# Shopping for chargers



## FastTracker (Mar 1, 2002)

Hi Folks,
I'm in the market to replace/upgrade my battery charger and I wanted to get some opinions on what I should be looking at. My requirements are...

AC/DC power input
Ability to charge/discharge NiCd/NiMh as well as LiPo/LiIon/LiFe with balancing
Adjustable current output from 1.0 mA. 
Charge 4 battery packs at once

I'm not a serious racer, just a backyard basher. My son and I run E-Maxxes and Mini Ts, hence the last two requirements. I'm okay with spending up to $200.

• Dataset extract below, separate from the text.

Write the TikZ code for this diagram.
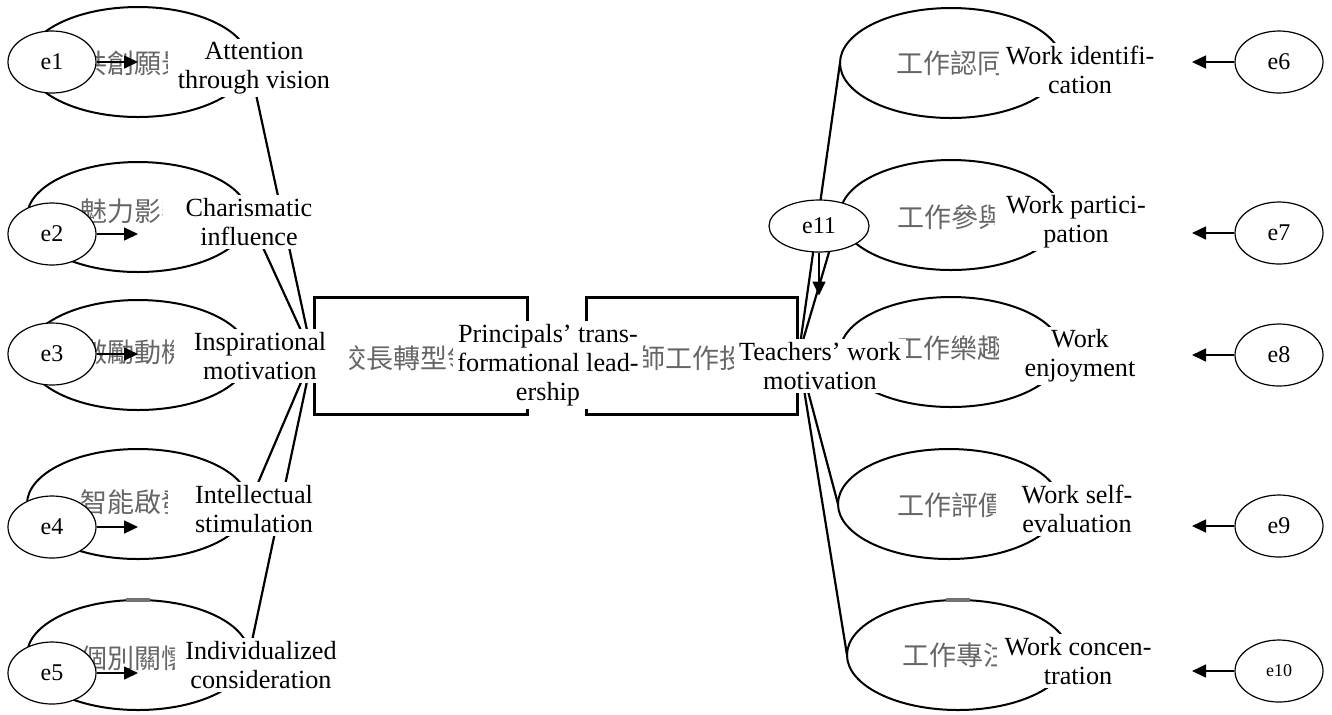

What should I be looking at? I was considering the Integy EV-Peak Multifunction 50W QUAD AC/DC Charger.


----------



## dirtdriver (Aug 1, 2008)

The Onyx 245 might help you, less than $150 and charges 2 different battery types at once. And there are ways to charge(and balance) multiple Lipo's at once.


----------



## FastTracker (Mar 1, 2002)

I thought about the Onyx 245 but I ended up buying the Integy EV-Peak Multifunction 50W QUAD AC/DC Charger. I wanted to be able to charge 4 packs at once. Besides, I scored the EV-Peak for $20 less than advertised price... shipped.


----------



## guver (Jul 31, 2002)

If you meant "charge 4 different spec packs at once" then I think there's only one on the market. It is the hitec 4 x 50 AC power. Oh, I see there another one too. I'll bet they're nearly identical.


----------